* **Data shown**
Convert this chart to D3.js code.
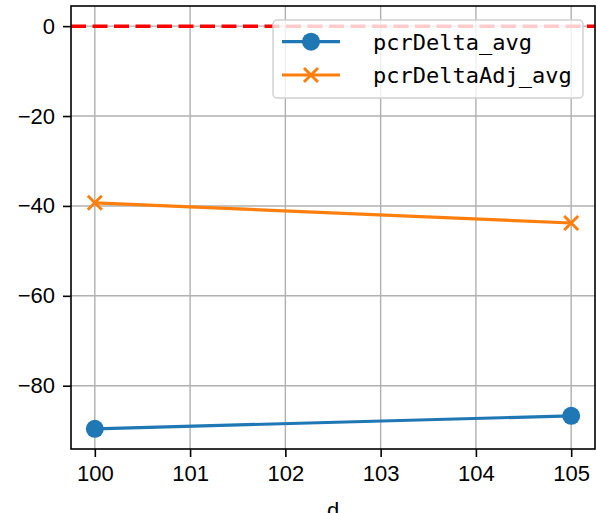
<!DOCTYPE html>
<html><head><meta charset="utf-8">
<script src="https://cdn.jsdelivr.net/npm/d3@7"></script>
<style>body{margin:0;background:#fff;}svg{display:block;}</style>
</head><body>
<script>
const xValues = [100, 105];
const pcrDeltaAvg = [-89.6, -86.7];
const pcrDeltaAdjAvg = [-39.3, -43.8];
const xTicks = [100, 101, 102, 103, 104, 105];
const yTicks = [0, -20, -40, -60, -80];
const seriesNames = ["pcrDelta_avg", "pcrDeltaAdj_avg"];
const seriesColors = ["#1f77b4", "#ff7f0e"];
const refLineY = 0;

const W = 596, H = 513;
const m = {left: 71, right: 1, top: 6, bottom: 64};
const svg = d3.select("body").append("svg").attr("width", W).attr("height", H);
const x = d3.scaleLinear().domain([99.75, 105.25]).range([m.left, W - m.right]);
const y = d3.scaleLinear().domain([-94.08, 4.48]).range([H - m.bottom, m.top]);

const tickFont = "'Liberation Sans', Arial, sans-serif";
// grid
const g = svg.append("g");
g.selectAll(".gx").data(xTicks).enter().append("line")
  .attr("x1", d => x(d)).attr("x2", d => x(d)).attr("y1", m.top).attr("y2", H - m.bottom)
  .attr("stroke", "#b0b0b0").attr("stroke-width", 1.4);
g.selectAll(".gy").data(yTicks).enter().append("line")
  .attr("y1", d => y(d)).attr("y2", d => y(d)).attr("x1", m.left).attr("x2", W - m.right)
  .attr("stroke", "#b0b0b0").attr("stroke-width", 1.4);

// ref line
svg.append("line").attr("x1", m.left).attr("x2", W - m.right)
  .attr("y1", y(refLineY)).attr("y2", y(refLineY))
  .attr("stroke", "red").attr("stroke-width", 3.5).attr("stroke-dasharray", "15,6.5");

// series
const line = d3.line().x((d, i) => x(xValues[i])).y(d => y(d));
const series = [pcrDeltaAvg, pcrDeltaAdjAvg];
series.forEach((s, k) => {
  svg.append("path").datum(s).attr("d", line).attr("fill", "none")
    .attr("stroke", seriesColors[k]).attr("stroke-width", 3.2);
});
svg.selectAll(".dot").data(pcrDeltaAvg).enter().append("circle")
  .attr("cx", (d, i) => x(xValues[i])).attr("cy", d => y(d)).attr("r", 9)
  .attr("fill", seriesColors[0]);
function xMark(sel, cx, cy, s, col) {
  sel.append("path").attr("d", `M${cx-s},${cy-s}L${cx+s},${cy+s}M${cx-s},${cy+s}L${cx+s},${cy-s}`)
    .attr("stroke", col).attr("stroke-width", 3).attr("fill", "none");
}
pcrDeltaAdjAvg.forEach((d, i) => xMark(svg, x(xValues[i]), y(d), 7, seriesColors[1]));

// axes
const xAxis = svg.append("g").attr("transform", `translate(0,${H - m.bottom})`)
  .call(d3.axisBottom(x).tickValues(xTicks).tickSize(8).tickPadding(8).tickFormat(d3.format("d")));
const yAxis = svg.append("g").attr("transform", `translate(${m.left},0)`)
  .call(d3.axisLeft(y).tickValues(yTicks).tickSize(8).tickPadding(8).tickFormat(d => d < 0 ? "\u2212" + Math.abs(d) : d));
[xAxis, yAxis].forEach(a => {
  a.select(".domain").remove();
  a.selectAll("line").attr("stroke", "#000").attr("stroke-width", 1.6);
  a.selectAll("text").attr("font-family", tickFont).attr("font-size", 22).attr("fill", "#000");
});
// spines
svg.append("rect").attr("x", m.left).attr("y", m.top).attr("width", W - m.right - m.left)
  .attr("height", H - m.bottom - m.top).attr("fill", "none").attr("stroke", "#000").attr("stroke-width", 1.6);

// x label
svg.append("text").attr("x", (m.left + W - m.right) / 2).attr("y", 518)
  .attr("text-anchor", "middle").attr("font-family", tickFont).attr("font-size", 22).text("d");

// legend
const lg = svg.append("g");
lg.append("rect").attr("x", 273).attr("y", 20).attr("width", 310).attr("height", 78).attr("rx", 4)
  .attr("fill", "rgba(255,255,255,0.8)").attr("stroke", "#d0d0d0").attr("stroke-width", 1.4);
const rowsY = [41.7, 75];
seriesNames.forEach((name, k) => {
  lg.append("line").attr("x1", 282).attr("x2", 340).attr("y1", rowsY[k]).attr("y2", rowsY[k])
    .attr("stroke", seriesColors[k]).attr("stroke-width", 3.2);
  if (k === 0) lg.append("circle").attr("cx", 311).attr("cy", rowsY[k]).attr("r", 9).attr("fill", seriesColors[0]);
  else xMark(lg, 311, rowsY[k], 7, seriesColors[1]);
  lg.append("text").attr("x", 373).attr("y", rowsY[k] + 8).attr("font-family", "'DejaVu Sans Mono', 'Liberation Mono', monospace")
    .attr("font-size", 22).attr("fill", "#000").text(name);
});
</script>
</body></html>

...

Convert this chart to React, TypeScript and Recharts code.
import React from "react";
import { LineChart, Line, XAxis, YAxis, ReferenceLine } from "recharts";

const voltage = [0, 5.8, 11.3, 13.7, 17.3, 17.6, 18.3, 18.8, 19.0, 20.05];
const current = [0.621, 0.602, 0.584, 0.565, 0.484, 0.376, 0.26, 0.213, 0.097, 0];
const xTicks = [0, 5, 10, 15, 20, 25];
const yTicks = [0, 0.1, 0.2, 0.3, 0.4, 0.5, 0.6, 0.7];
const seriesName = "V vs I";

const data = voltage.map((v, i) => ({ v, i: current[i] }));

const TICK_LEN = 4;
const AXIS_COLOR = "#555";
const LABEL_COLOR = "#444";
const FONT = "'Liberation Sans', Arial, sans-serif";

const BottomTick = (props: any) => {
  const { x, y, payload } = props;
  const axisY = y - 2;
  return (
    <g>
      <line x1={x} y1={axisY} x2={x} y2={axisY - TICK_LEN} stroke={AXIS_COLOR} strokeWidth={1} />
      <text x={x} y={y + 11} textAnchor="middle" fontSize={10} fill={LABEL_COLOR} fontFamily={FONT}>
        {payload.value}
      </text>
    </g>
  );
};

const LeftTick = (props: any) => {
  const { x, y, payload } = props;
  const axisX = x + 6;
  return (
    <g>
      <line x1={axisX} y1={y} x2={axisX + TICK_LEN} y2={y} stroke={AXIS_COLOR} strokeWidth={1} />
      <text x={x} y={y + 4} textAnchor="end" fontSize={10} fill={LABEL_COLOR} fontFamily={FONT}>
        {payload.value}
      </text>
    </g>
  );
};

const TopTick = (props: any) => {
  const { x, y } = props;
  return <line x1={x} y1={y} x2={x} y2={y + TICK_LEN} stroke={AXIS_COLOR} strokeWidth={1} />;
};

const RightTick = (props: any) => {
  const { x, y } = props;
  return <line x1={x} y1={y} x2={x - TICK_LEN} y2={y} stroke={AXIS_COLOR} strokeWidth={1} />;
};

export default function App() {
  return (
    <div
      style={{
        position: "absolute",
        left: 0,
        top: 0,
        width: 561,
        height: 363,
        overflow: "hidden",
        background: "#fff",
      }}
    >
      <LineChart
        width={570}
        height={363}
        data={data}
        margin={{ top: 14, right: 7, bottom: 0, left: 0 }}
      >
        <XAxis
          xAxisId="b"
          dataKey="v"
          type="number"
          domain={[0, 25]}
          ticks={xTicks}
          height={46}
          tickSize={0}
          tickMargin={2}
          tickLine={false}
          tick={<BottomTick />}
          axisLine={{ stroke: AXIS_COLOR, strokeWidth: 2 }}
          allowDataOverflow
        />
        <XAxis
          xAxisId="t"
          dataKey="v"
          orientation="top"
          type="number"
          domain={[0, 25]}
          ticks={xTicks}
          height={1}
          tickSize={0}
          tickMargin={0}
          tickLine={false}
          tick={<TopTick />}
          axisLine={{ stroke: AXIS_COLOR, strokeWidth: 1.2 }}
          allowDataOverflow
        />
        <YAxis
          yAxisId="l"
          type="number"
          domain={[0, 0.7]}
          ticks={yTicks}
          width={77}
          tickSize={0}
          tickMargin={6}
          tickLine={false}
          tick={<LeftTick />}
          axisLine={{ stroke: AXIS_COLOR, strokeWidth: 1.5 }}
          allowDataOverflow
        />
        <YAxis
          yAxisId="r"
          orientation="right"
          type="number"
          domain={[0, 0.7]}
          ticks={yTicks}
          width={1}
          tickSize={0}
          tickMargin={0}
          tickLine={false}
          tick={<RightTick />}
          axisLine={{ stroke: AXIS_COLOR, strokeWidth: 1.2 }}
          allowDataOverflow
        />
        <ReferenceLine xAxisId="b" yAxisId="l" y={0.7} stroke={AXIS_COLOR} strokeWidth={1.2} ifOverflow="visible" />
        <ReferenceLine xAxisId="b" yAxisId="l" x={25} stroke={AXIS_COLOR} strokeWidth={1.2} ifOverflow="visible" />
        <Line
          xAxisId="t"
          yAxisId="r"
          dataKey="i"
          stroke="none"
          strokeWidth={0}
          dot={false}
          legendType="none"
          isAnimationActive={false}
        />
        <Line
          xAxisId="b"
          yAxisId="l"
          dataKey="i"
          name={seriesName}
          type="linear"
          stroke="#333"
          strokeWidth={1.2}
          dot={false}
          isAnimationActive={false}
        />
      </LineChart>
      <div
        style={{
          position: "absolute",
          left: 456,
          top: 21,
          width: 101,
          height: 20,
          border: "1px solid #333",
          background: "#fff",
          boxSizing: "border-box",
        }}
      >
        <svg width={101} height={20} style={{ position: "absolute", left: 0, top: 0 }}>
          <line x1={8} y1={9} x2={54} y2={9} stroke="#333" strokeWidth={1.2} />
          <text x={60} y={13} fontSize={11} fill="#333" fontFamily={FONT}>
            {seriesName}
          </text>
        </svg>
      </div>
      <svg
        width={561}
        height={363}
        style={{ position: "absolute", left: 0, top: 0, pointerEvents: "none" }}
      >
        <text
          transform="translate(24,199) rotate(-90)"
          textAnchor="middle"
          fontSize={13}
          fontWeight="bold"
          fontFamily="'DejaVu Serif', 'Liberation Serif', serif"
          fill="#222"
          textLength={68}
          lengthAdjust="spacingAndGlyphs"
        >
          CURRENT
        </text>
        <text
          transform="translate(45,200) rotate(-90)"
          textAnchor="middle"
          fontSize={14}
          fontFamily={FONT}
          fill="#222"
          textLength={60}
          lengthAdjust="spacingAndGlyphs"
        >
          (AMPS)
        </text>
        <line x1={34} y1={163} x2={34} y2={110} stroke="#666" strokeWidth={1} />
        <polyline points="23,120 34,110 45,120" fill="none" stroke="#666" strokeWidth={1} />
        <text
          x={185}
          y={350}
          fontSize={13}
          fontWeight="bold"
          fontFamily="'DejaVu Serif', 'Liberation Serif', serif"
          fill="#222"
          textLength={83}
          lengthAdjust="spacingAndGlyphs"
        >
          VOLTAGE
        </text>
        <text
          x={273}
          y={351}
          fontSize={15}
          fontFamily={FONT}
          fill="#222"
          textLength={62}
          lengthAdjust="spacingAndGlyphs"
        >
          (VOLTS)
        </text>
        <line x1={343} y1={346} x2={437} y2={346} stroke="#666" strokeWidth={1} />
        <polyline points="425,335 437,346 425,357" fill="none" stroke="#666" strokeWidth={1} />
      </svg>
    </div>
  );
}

* **Your instructions**
Above are some lines. Repeat exactly, and only, those from the line that has "Convert this chart to React, TypeScript" through the line that has "XAxis, YAxis, ReferenceLine".

* **Solution to the problem**
Convert this chart to React, TypeScript and Recharts code.
import React from "react";
import { LineChart, Line, XAxis, YAxis, ReferenceLine } from "recharts";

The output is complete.